Kegiatan jurnalistik seperti itu, serupa dengan konsep jurnalisme warga yang lebih luas, dicirikan oleh keterjangkauan praktis dan teknologi tertentu: mereka memanfaatkan kontribusi sukarela dari jaringan yang luas dan terdistribusi dari peserta yang dipilih sendiri daripada pekerjaan berbayar dari tim inti staf profesional, dan mereka memanfaatkan teknologi Internet untuk mengoordinasikan proses dan membagikan hasilnya. (Bruns & Highfield, 2012)
Sementara “kontribusi sukarela” semacam itu secara bertahap mengubah metode produksi industri berita tradisional, teknologi seluler yang sedang berkembang membuka lahan baru bagi konten yang dibuat pengguna untuk mengakar dan tumbuh secara eksponensial.
Pada 2016, 72% warga Amerika memperoleh berita dan informasi dari aplikasi seluler mereka (Chang & Wang, 2017), dan ponsel adalah satu-satunya sumber informasi dan berita untuk 36% generasi muda (18- 34 tahun) di Amerika (Liu, 2017).
Media sosial dan informasi yang berfokus pada seluler seperti BuzzFeed, Twitter, Snapchat, dan Instagram menempati pasar dengan desain dan kemampuan antarmuka yang terus berkembang.
Telah terjadi konvergensi nyata antara jurnalisme profesional dan informasi yang dihasilkan pengguna di platform ini.
Konvergensi semacam itu terutama disebabkan oleh mekanisme produksi media sosial seluler yang terdesentralisasi.
Alih-alih berpegang pada prinsip jurnalisme profesional yang sudah lama ada, platform media sosial, didorong oleh kepentingan komersial, menggunakan algoritme untuk memilih konten paling populer dan menempatkannya di halaman atas antarmuka pengguna yang relevan.

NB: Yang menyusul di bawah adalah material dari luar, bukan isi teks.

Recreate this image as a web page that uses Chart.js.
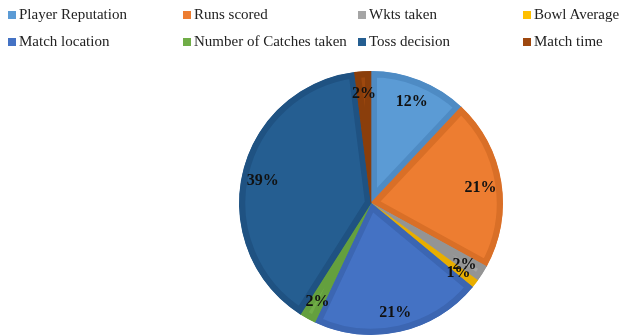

Kelemahan utama jurnalisme warganet adalah menyangkut etika. Warganet tidak terikat kode etik jurnalistik seperti wartawan profesional.
Mark S. Zaid, seorang pengacara Washington, D.C. yang telah menangani beberapa kasus pencemaran nama baik mengatakan,
“Internet telah mendorong orang untuk percaya bahwa mereka dapat menulis apa pun yang mereka inginkan tentang siapa pun kapan saja tanpa bukti atau upaya untuk menyelidiki dan tidak peduli seberapa fitnahnya pernyataan tersebut. Tingkat tanggung jawab sosial telah menurun secara signifikan.”